>> BEGIN Data provided
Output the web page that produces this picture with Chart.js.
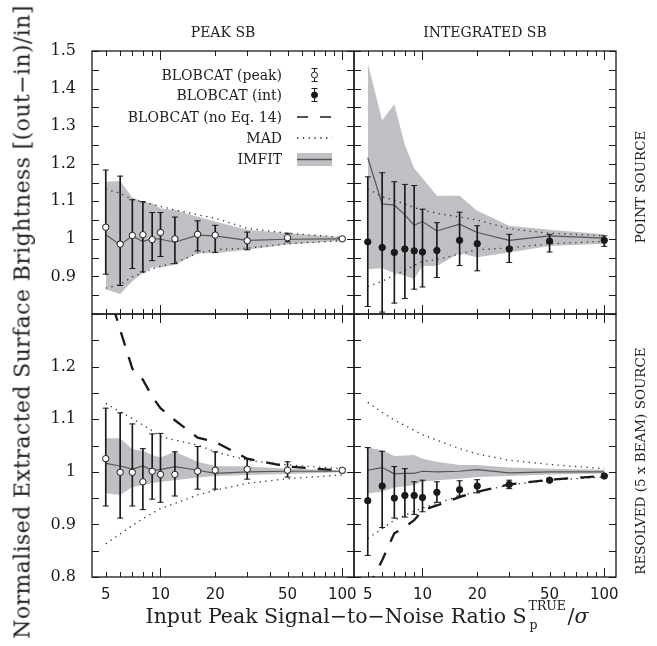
<!DOCTYPE html>
<html>
<head>
<meta charset="utf-8">
<script src="https://cdn.jsdelivr.net/npm/chart.js@4.4.1/dist/chart.umd.min.js"></script>
<style>
body{margin:0;background:#fff}
#page{position:relative;width:657px;height:646px;overflow:hidden;font-family:'DejaVu Serif',serif;color:#222}
canvas{position:absolute;left:0;top:0}
.c{position:absolute;white-space:nowrap;transform:translate(-50%,-50%)}
.v{position:absolute;white-space:nowrap;transform:translate(-50%,-50%) rotate(-90deg)}
.leg{position:absolute;right:375px;font-size:14px;line-height:16px;white-space:nowrap}
.ss{position:relative;display:inline-block;width:40px;height:10px;margin-left:1px}
.ss span{position:absolute;left:1px;font-size:12.5px;line-height:12px}
.ss .sup{top:-13px}
.ss .sub{top:6px;left:2px}
</style>
</head>
<body>
<div id="page">
  <canvas id="tl" width="657" height="646"></canvas>
  <canvas id="tr" width="657" height="646"></canvas>
  <canvas id="bl" width="657" height="646"></canvas>
  <canvas id="br" width="657" height="646"></canvas>

  <div class="c" style="left:223px;top:32px;font-size:14px">PEAK SB</div>
  <div class="c" style="left:485px;top:32px;font-size:14px">INTEGRATED SB</div>
  <div class="v" style="left:640px;top:187px;font-size:13.5px">POINT SOURCE</div>
  <div class="v" style="left:640px;top:461px;font-size:13.5px">RESOLVED (5 x BEAM) SOURCE</div>
  <div class="v" style="left:22px;top:322px;font-size:22px;letter-spacing:0.4px">Normalised Extracted Surface Brightness [(out−in)/in]</div>
  <div class="c" style="left:367px;top:616px;font-size:20.5px">Input Peak Signal−to−Noise Ratio S<span class="ss"><span class="sup">TRUE</span><span class="sub">p</span></span>/<i>σ</i></div>

  <div class="leg" style="top:67px">BLOBCAT (peak)</div>
  <div class="leg" style="top:87px">BLOBCAT (int)</div>
  <div class="leg" style="top:109px">BLOBCAT (no Eq. 14)</div>
  <div class="leg" style="top:130px">MAD</div>
  <div class="leg" style="top:151px">IMFIT</div>
  <svg style="position:absolute;left:290px;top:60px" width="50" height="110">
    <g stroke="#1a1a1a" stroke-width="1" fill="none">
      <line x1="24.5" y1="8" x2="24.5" y2="22"/><line x1="21.5" y1="8.5" x2="27.5" y2="8.5"/><line x1="21.5" y1="21.5" x2="27.5" y2="21.5"/>
      <circle cx="24.5" cy="15" r="3" fill="#fff"/>
      <line x1="24.5" y1="28" x2="24.5" y2="42"/><line x1="21.5" y1="28.5" x2="27.5" y2="28.5"/><line x1="21.5" y1="41.5" x2="27.5" y2="41.5"/>
      <circle cx="24.5" cy="35" r="3" fill="#1a1a1a"/>
      <line x1="7" y1="57" x2="18" y2="57" stroke-width="1.5"/><line x1="30" y1="57" x2="41" y2="57" stroke-width="1.5"/>
      <line x1="7" y1="78" x2="42" y2="78" stroke-width="1.3" stroke-dasharray="1.3 4.5"/>
    </g>
    <rect x="7" y="93" width="35" height="13" fill="#bfc0c4"/>
    <line x1="7" y1="99.5" x2="42" y2="99.5" stroke="#555" stroke-width="1.5"/>
  </svg>
</div>
<script>
const snr = [5, 6, 7, 8, 9, 10, 12, 16, 20, 30, 50, 100];

// peak SB, point source
const tlVal = [1.031, 0.986, 1.009, 1.011, 0.998, 1.017, 1.000, 1.012, 1.010, 0.995, 1.003, 1.000];
const tlLo = [0.906, 0.876, 0.921, 0.912, 0.942, 0.953, 0.934, 0.968, 0.964, 0.971, 0.992, 0.997];
const tlHi = [1.183, 1.167, 1.104, 1.099, 1.070, 1.070, 1.058, 1.048, 1.036, 1.018, 1.015, 1.003];
const tlImfit = [1.011, 0.984, 1.008, 0.993, 1.001, 0.999, 0.991, 1.010, 1.008, 0.996, 0.999, 1.000];
const tlBandHi = [1.152, 1.154, 1.110, 1.099, 1.095, 1.081, 1.077, 1.059, 1.046, 1.024, 1.015, 1.004];
const tlBandLo = [0.866, 0.853, 0.887, 0.909, 0.924, 0.924, 0.931, 0.962, 0.962, 0.971, 0.985, 0.995];
const tlMadHi = [1.133, 1.121, 1.105, 1.098, 1.092, 1.086, 1.077, 1.064, 1.055, 1.028, 1.015, 1.004];
const tlMadLo = [0.869, 0.878, 0.899, 0.910, 0.920, 0.927, 0.936, 0.962, 0.971, 0.975, 0.987, 0.995];

// integrated SB, point source
const trVal = [0.992, 0.977, 0.964, 0.973, 0.968, 0.965, 0.969, 0.996, 0.987, 0.973, 0.994, 0.996];
const trLo = [0.820, 0.805, 0.829, 0.841, 0.866, 0.872, 0.897, 0.929, 0.915, 0.937, 0.965, 0.980];
const trHi = [1.165, 1.176, 1.152, 1.145, 1.142, 1.079, 1.043, 1.071, 1.035, 1.012, 1.012, 1.008];
const trImfit = [1.216, 1.093, 1.090, 1.064, 1.036, 1.046, 1.021, 1.039, 1.017, 0.996, 1.008, 1.002];
const trBandHi = [1.468, 1.316, 1.358, 1.250, 1.188, 1.161, 1.115, 1.115, 1.075, 1.035, 1.024, 1.012];
const trBandLo = [0.919, 0.922, 0.909, 0.902, 0.893, 0.928, 0.928, 0.962, 0.951, 0.964, 0.981, 0.987];
const trMadHi = [1.133, 1.112, 1.103, 1.093, 1.083, 1.077, 1.068, 1.058, 1.050, 1.027, 1.015, 1.008];
const trMadLo = [0.873, 0.887, 0.904, 0.916, 0.929, 0.940, 0.945, 0.960, 0.971, 0.976, 0.987, 0.993];

// peak SB, resolved source
const blVal = [1.025, 0.999, 0.999, 0.981, 1.001, 0.995, 0.995, 1.001, 1.003, 1.005, 1.003, 1.003];
const blLo = [0.935, 0.912, 0.935, 0.928, 0.948, 0.942, 0.954, 0.967, 0.967, 0.986, 0.990, 0.998];
const blHi = [1.121, 1.112, 1.091, 1.044, 1.072, 1.073, 1.038, 1.048, 1.038, 1.025, 1.019, 1.006];
const blImfit = [1.016, 1.011, 1.005, 1.011, 1.003, 1.004, 1.010, 1.003, 0.997, 1.000, 1.001, 1.001];
const blBandHi = [1.064, 1.064, 1.043, 1.040, 1.032, 1.027, 1.038, 1.019, 1.011, 1.010, 1.006, 1.003];
const blBandLo = [0.959, 0.956, 0.971, 0.975, 0.978, 0.981, 0.984, 0.989, 0.992, 0.994, 0.996, 0.999];
const blNoEq = [1.360, 1.270, 1.196, 1.175, 1.143, 1.121, 1.098, 1.065, 1.057, 1.025, 1.010, 1.002];
const blMadHi = [1.130, 1.114, 1.101, 1.089, 1.078, 1.067, 1.060, 1.051, 1.038, 1.022, 1.013, 1.006];
const blMadLo = [0.863, 0.882, 0.898, 0.911, 0.921, 0.930, 0.940, 0.956, 0.965, 0.978, 0.987, 0.994];

// integrated SB, resolved source
const brVal = [0.945, 0.973, 0.950, 0.955, 0.955, 0.951, 0.961, 0.966, 0.973, 0.976, 0.984, 0.992];
const brLo = [0.841, 0.894, 0.912, 0.914, 0.919, 0.924, 0.942, 0.954, 0.960, 0.968, 0.981, 0.990];
const brHi = [1.046, 1.039, 1.010, 1.006, 0.981, 0.984, 0.981, 0.983, 0.985, 0.984, 0.987, 0.994];
const brImfit = [1.003, 1.008, 0.996, 0.997, 0.997, 1.001, 1.000, 1.001, 1.004, 0.998, 1.000, 1.000];
const brBandHi = [1.046, 1.041, 1.030, 1.031, 1.032, 1.025, 1.019, 1.013, 1.013, 1.008, 1.006, 1.004];
const brBandLo = [0.959, 0.962, 0.970, 0.972, 0.975, 0.981, 0.984, 0.987, 0.990, 0.992, 0.995, 0.997];
const brNoEq = [0.778, 0.832, 0.883, 0.895, 0.908, 0.927, 0.936, 0.952, 0.962, 0.976, 0.985, 0.992];
const brMadHi = [1.132, 1.113, 1.098, 1.088, 1.079, 1.070, 1.060, 1.044, 1.034, 1.022, 1.014, 1.006];
const brMadLo = [0.873, 0.892, 0.908, 0.917, 0.925, 0.931, 0.940, 0.954, 0.962, 0.975, 0.984, 0.990];

// ticks
const xTicks = [5, 6, 7, 8, 9, 10, 20, 30, 40, 50, 60, 70, 80, 90, 100];
const xLabels = [5, 10, 20, 50, 100];
const yTopTicks = [0.8, 0.85, 0.9, 0.95, 1, 1.05, 1.1, 1.15, 1.2, 1.25, 1.3, 1.35, 1.4, 1.45, 1.5];
const yTopLabels = [0.9, 1, 1.1, 1.2, 1.3, 1.4, 1.5];
const yBotTicks = [0.8, 0.85, 0.9, 0.95, 1, 1.05, 1.1, 1.15, 1.2, 1.25, 1.3];
const yBotLabels = [0.8, 0.9, 1, 1.1, 1.2];

const W = 657, H = 646;
const AXIS_X_H = 40; // room for bottom tick labels
const INK = '#1a1a1a', BAND = '#bfc0c4', LINE = '#555';

const pts = ys => snr.map((x, i) => ({x, y: ys[i]}));
const has = (list, v) => list.some(l => Math.abs(l - v) < 1e-6);

// frame + inward ticks on all four sides
function frameFor(yTicks) {
  return {
    id: 'frame',
    afterDatasetsDraw(chart) {
      const {ctx, chartArea: a, scales: {x, y}} = chart;
      ctx.save();
      ctx.strokeStyle = INK;
      ctx.lineWidth = 1;
      ctx.beginPath();
      xTicks.forEach(v => {
        const px = Math.round(x.getPixelForValue(v)) + 0.5;
        const len = (v === 10 || v === 100) ? 9 : 5;
        ctx.moveTo(px, a.bottom); ctx.lineTo(px, a.bottom - len);
        ctx.moveTo(px, a.top); ctx.lineTo(px, a.top + len);
      });
      yTicks.forEach(v => {
        const py = Math.round(y.getPixelForValue(v)) + 0.5;
        ctx.moveTo(a.left, py); ctx.lineTo(a.left + 7, py);
        ctx.moveTo(a.right, py); ctx.lineTo(a.right - 7, py);
      });
      ctx.stroke();
      ctx.lineWidth = 1.3;
      ctx.strokeRect(a.left, a.top, a.width, a.height);
      ctx.restore();
    }
  };
}

function panel(id, p) {
  const ds = [
    {type: 'scatter', data: pts(p.val), pointRadius: 3.2, pointBorderWidth: 1,
      pointBackgroundColor: p.open ? '#fff' : INK, pointBorderColor: INK},
    {type: 'scatter', data: pts(p.lo).concat(pts(p.hi)), pointStyle: 'line', pointRadius: 3,
      pointBorderWidth: 1, pointBorderColor: INK},
    {type: 'bar', data: snr.map((x, i) => ({x, y: [p.lo[i], p.hi[i]]})), barThickness: 1,
      backgroundColor: INK, borderWidth: 0},
    {type: 'line', data: pts(p.imfit), borderColor: LINE, borderWidth: 1.2, pointRadius: 0, tension: 0}
  ];
  if (p.noEq) {
    ds.push({type: 'line', data: pts(p.noEq), borderColor: INK, borderWidth: 2.3,
      borderDash: [14, 12], pointRadius: 0});
  }
  ds.push(
    {type: 'line', data: pts(p.madHi), borderColor: '#333', borderWidth: 1.3, borderDash: [1.3, 4.5], pointRadius: 0},
    {type: 'line', data: pts(p.madLo), borderColor: '#333', borderWidth: 1.3, borderDash: [1.3, 4.5], pointRadius: 0},
    {type: 'line', data: pts(p.bandHi), borderWidth: 0, pointRadius: 0, fill: '+1', backgroundColor: BAND},
    {type: 'line', data: pts(p.bandLo), borderWidth: 0, pointRadius: 0}
  );

  new Chart(document.getElementById(id), {
    type: 'scatter',
    data: {datasets: ds},
    options: {
      responsive: false,
      animation: false,
      devicePixelRatio: 1,
      events: [],
      layout: {padding: {
        left: p.showY ? 0 : p.cols[0],
        right: W - p.cols[1],
        top: p.rows[0],
        bottom: H - p.rows[1] - (p.showX ? AXIS_X_H : 0)
      }},
      plugins: {legend: {display: false}, tooltip: {enabled: false}},
      scales: {
        x: {
          type: 'logarithmic', min: 4.2, max: 116, offset: false, bounds: 'data',
          display: p.showX,
          grid: {display: false, drawTicks: false, offset: false}, border: {display: false},
          afterBuildTicks: s => { s.ticks = xTicks.map(v => ({value: v})); },
          afterFit: s => { s.height = p.showX ? AXIS_X_H : 0; },
          ticks: {autoSkip: false, maxRotation: 0, padding: 9, color: INK,
            font: {family: 'DejaVu Sans', size: 15},
            callback: v => has(xLabels, v) ? String(v) : ''}
        },
        y: {
          type: 'linear', min: p.yMin, max: p.yMax, beginAtZero: false,
          display: p.showY,
          grid: {display: false, drawTicks: false}, border: {display: false},
          afterBuildTicks: s => { s.ticks = p.yTicks.map(v => ({value: v})); },
          afterFit: s => { s.width = p.showY ? p.cols[0] : 0; },
          ticks: {autoSkip: false, padding: 16, color: INK,
            font: {family: 'DejaVu Serif', size: 16},
            callback: v => has(p.yLabels, v) ? String(+v.toFixed(2)) : ''}
        }
      }
    },
    plugins: [frameFor(p.yTicks)]
  });
}

const colL = [92, 354], colR = [354, 616];
const rowT = [51, 314], rowB = [314, 577];

panel('tl', {cols: colL, rows: rowT, yMin: 0.8, yMax: 1.5, yTicks: yTopTicks, yLabels: yTopLabels,
  showX: false, showY: true, open: true,
  val: tlVal, lo: tlLo, hi: tlHi, imfit: tlImfit, bandHi: tlBandHi, bandLo: tlBandLo, madHi: tlMadHi, madLo: tlMadLo});
panel('tr', {cols: colR, rows: rowT, yMin: 0.8, yMax: 1.5, yTicks: yTopTicks, yLabels: yTopLabels,
  showX: false, showY: false, open: false,
  val: trVal, lo: trLo, hi: trHi, imfit: trImfit, bandHi: trBandHi, bandLo: trBandLo, madHi: trMadHi, madLo: trMadLo});
panel('bl', {cols: colL, rows: rowB, yMin: 0.8, yMax: 1.3, yTicks: yBotTicks, yLabels: yBotLabels,
  showX: true, showY: true, open: true, noEq: blNoEq,
  val: blVal, lo: blLo, hi: blHi, imfit: blImfit, bandHi: blBandHi, bandLo: blBandLo, madHi: blMadHi, madLo: blMadLo});
panel('br', {cols: colR, rows: rowB, yMin: 0.8, yMax: 1.3, yTicks: yBotTicks, yLabels: yBotLabels,
  showX: true, showY: false, open: false, noEq: brNoEq,
  val: brVal, lo: brLo, hi: brHi, imfit: brImfit, bandHi: brBandHi, bandLo: brBandLo, madHi: brMadHi, madLo: brMadLo});
</script>
</body>
</html>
>> END Data provided
# Goal
Collect every line above that contains the word "page".

# Result below
Output the web page that produces this picture with Chart.js.
#page{position:relative;width:657px;height:646px;overflow:hidden;font-family:'DejaVu Serif',serif;color:#222}
<div id="page">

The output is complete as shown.